Year-over-Year Percent Change – Per Capita Seasonally Adjusted Retail Sales
From the U.S. Census Bureau press release:
Advance estimates of U.S. retail and food services sales for May 2020, adjusted for seasonal variation and holiday and trading-day differences, but not for price changes, were $485.5 billion, an increase of 17.7 percent (± 0.5 percent) from the previous month, but 6.1 percent (± 0.7 percent) below May 2019. Total sales for the March 2020 through May 2020 period were down 10.5 percent (± 0.5 percent) from the same period a year ago. The March 2020 to April 2020 percent change was revised from down 16.4 percent (± 0.5 percent) to down 14.7 percent (± 0.2 percent). Retail trade sales were up 16.8 percent (± 0.5 percent) from April 2020, but 1.4 percent (± 0.7 percent) below last year. Nonstore retailers were up 30.8 percent (± 1.4 percent) from May 2019, while building material and garden equipment and supplies dealers were up 16.4 percent (± 1.9 percent) from last year.
Seasonally Adjusted Retail Sales – All (red line), All except food services (blue line), and All except motor vehicles (green line)
The differences between the headlines and Econintersect are due to different approaches to seasonal adjustment (see caveats at the end of this post).
Comparison of the Year-over-Year Census Seasonally Adjusted Retail Sales (blue line) and Econintersect’s Unadjusted Retail Sales (red line)
Declines of short duration often occur in the seasonally adjusted series without a recession resulting.
Retail and Food Services Sales – Seasonally Adjusted
And finally, as retail sales can be a component of determining a recession start date, the zero-line of the graph below could be an indicator a recession was underway (or about to begin).
Retail Sales – Recession Watch Graph
Caveats On Advance Retail Sales
This data release is based on estimates.
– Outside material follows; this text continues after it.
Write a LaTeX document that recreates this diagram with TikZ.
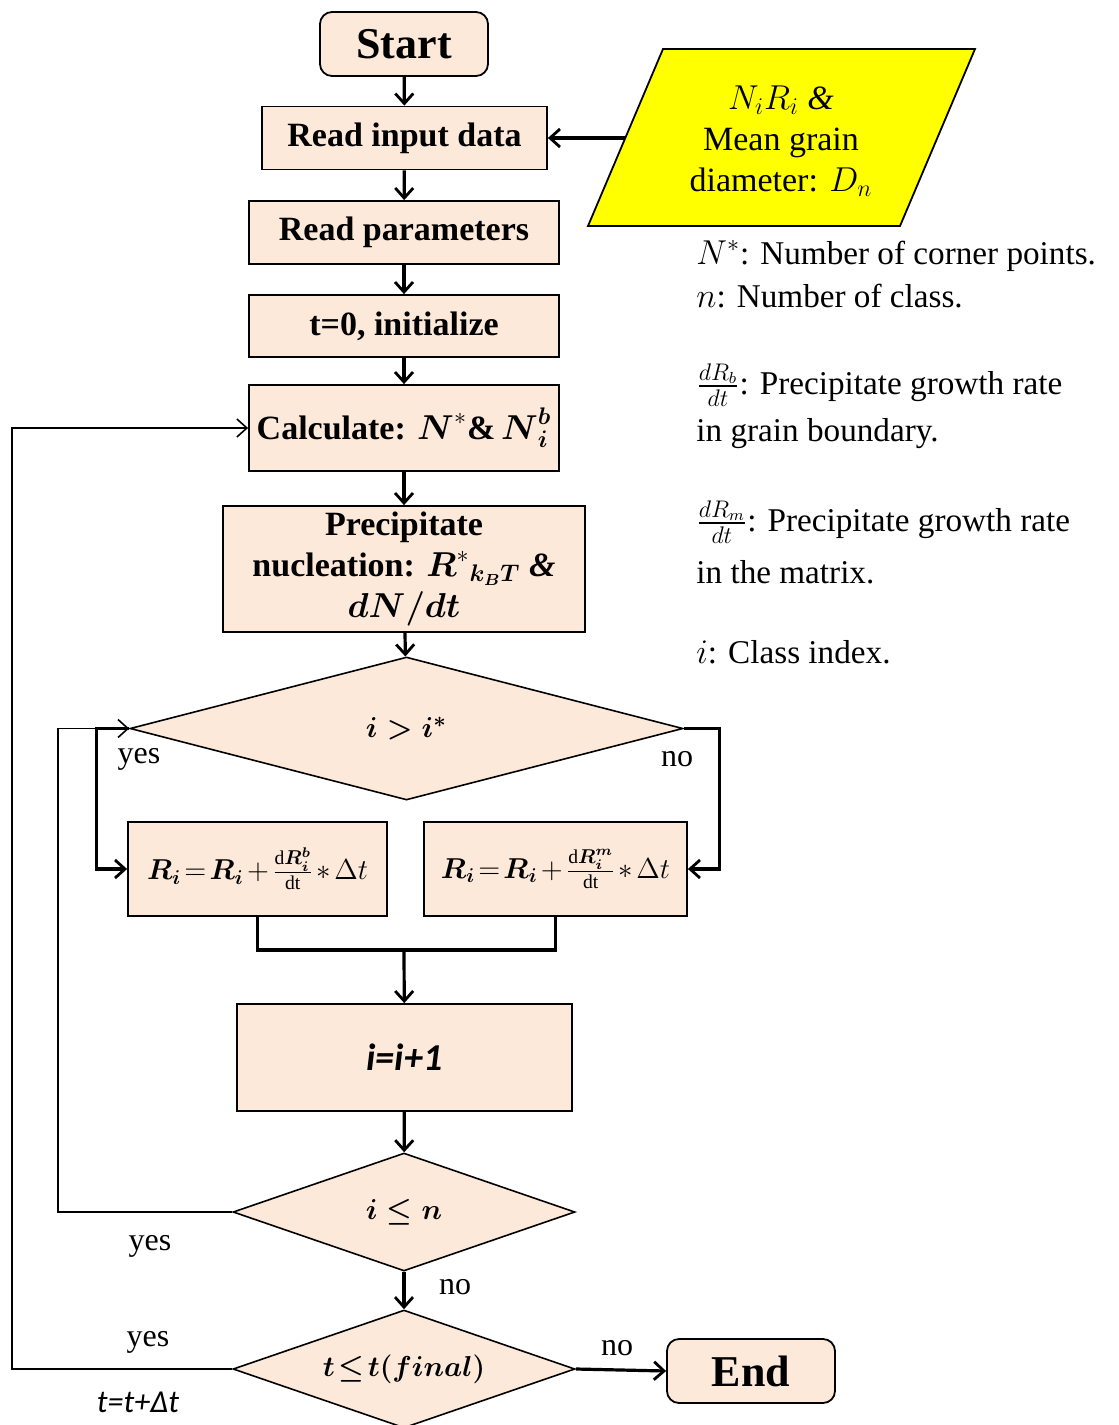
\documentclass[tikz,border=0pt]{standalone}
\usepackage{amsmath}
\usepackage{fontspec}
\setmainfont{Liberation Serif}
\newfontfamily\calib{Carlito}
\usetikzlibrary{shapes.geometric,arrows.meta}
\definecolor{peach}{HTML}{FDE9D9}
\definecolor{inyellow}{HTML}{FFFF00}
\newcommand{\tightmath}{\thickmuskip=2mu plus 1mu\medmuskip=2mu plus 1mu}
\begin{document}
\begin{tikzpicture}[x=0.5pt,y=-0.5pt,
  box/.style={draw, line width=0.9pt, fill=peach, inner sep=0pt, align=center,
    font=\fontsize{17}{20.5}\selectfont\bfseries},
  dia/.style={draw, diamond, line width=0.8pt, fill=peach, inner sep=0pt, aspect=2.5,
    font=\fontsize{15}{18}\selectfont\bfseries},
  arr/.style={line width=1.6pt, -{Straight Barb[length=5pt,width=9pt,line width=1.4pt]}},
  thinarr/.style={line width=0.8pt, -{Straight Barb[length=5pt,width=9pt,line width=0.8pt]}},
  conn/.style={line width=1.6pt},
  lbl/.style={inner sep=0pt, font=\fontsize{16}{19}\selectfont},
  note/.style={inner sep=0pt, anchor=west, font=\fontsize{16.6}{19}\selectfont},
]
\useasboundingbox (0,0) rectangle (1119,1425);

% main column
\node[box, rounded corners=6pt, minimum width=84pt, minimum height=32pt,
      font=\fontsize{22}{26}\selectfont\bfseries] (start) at (404,44) {Start};
\node[box, minimum width=142.5pt, minimum height=31.5pt] (read) at (404.5,138) {Read input data};
\node[box, minimum width=155pt, minimum height=31.5pt] (par) at (404,232.5) {Read parameters};
\node[box, minimum width=155pt, minimum height=31pt] (init) at (404,326) {t=0, initialize};
\node[box, minimum width=155pt, minimum height=43pt] (calc) at (404,428)
  {Calculate: $\boldsymbol{N}^{*}$\&\,$\boldsymbol{N}_{\boldsymbol{i}}^{\boldsymbol{b}}$};
\node[box, minimum width=181pt, minimum height=63pt] (nuc) at (404,569)
  {Precipitate\\ nucleation: $\boldsymbol{R}^{*}{}_{\boldsymbol{k_BT}}$ \textit{\&}\\ $\boldsymbol{dN/dt}$};
\node[dia, minimum width=276.5pt, minimum height=71.5pt] (d1) at (406.5,728.5) {$\boldsymbol{i>i^*}$};
\node[box, minimum width=129.5pt, minimum height=47pt, font=\fontsize{14}{17}\selectfont] (lb) at (257.5,869)
  {\tightmath$\boldsymbol{R_i} = \boldsymbol{R_i} + \frac{\mathrm{d}\boldsymbol{R_i^b}}{\mathrm{dt}} * \Delta t$};
\node[box, minimum width=131.5pt, minimum height=47pt, font=\fontsize{14}{17}\selectfont] (rb) at (555.5,869)
  {\tightmath$\boldsymbol{R_i} = \boldsymbol{R_i} + \frac{\mathrm{d}\boldsymbol{R_i^m}}{\mathrm{dt}} * \Delta t$};
\node[box, minimum width=167.5pt, minimum height=53.5pt, font=\calib\fontsize{19}{22}\selectfont\bfseries\itshape] (inc) at (404.5,1057.5) {i=i+1};
\node[dia, minimum width=171pt, minimum height=59pt] (d2) at (404,1212) {$\boldsymbol{i\leq n}$};
\node[dia, minimum width=171pt, minimum height=59pt] (d3) at (404,1369) {\tightmath$\boldsymbol{t\leq t(final)}$};
\node[box, rounded corners=6pt, minimum width=84pt, minimum height=32pt,
      font=\fontsize{22}{26}\selectfont\bfseries] (endn) at (751,1371) {End};

% input parallelogram
\draw[fill=inyellow, line width=0.9pt] (663,49) -- (975,49) -- (900,226) -- (588,226) -- cycle;
\node[inner sep=0pt, align=center, font=\fontsize{17}{20.5}\selectfont] (inp) at (781,141)
  {$N_iR_i$ \textit{\&}\\ Mean grain\\ diameter: $D_n$};
\coordinate (inpL) at (625,138);

% notes
\node[note] (n1) at (696,256) {$N^*$: Number of corner points.};
\node[note] (n2) at (696,296) {$n$: Number of class.};
\node[note] (n3) at (696,385) {$\frac{dR_b}{dt}$: Precipitate growth rate};
\node[note] (n4) at (696,434) {in grain boundary.};
\node[note] (n5) at (696,522) {$\frac{dR_m}{dt}$: Precipitate growth rate};
\node[note] (n6) at (696,572) {in the matrix.};
\node[note] (n7) at (696,652) {$i$: Class index.};

% connectors
\draw[arr] (start) -- (read);
\draw[arr] (read) -- (par);
\draw[arr] (par) -- (init);
\draw[arr] (init) -- (calc);
\draw[arr] (calc) -- (nuc);
\draw[arr] (nuc) -- (d1);
\draw[arr] (inpL) -- (read.east);
\draw[arr] (d1.west) -- ++(-33,0) |- (lb.west);
\draw[arr] (d1.east) -- ++(36,0) |- (rb.east);
\draw[conn] (lb.south) -- ++(0,33) -| (rb.south);
\coordinate (m) at (404,949);
\draw[arr] (m) -- (inc);
\draw[arr] (inc) -- (d2);
\draw[arr] (d2) -- (d3);
\draw[thinarr] (d2.west) -- ++(-174,0) |- (d1.west);
\draw[thinarr] (d3.west) -- ++(-220,0) |- (calc.west);
\draw[arr] (d3.east) -- (endn.west);

% labels
\node[lbl] (y1) at (139,759) {yes};
\node[lbl] (no1) at (677,759) {no};
\node[lbl] (y2) at (150,1246) {yes};
\node[lbl] (no2) at (455,1287) {no};
\node[lbl] (y3) at (148,1342) {yes};
\node[lbl] (no3) at (617,1348) {no};
\node[lbl, font=\calib\fontsize{16}{19}\selectfont\itshape] (tt) at (138,1402) {t=t+Δt};
\end{tikzpicture}
\end{document}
However, the estimates have proven to be fairly accurate although tend to miss at economic turning points. Therefore up to three months are subject to backward revisions, although normally slight, can sometimes be modest.
The data in this series is not inflation-adjusted – and Econintersect adjusts using CPI less shelter CUSR0000SA0L2. The St. Louis Fed also inflation adjusts the Census seasonally adjusted data. The last two recessions began as the inflation-adjusted retail sales crossed the zero growth line.
Comparison of Real Year-over-Year Growth between FRED’s Real Retail Sales (green line) and Econintersect’s Inflation Adjusted Retail Sales
As in most US Census reports, Econintersect does not agree with the seasonal adjustment methodology used and provides an alternate analysis. The issue is that the exceptionally large recession and the subsequent economic roller coaster has caused data distortions that become exaggerated when the seasonal adjustment methodology uses more than one year’s worth of data. Further, Econintersect believes there is a New Normal seasonality. Using data prior to the end of the recession for seasonal analysis could provide the wrong conclusion.
The impact of the monthly retail sales data on GDP is not straight forward. Real GDP (of which the consumer is over 60%) is adjusted for inflation. Further, GDP is an analysis of quarter-over-quarter or year-over-year growth, while retail sales is a monthly data series.
Econintersect determines the month-over-month change by subtracting the current month’s year-over-year change from the previous month’s year-over-year change.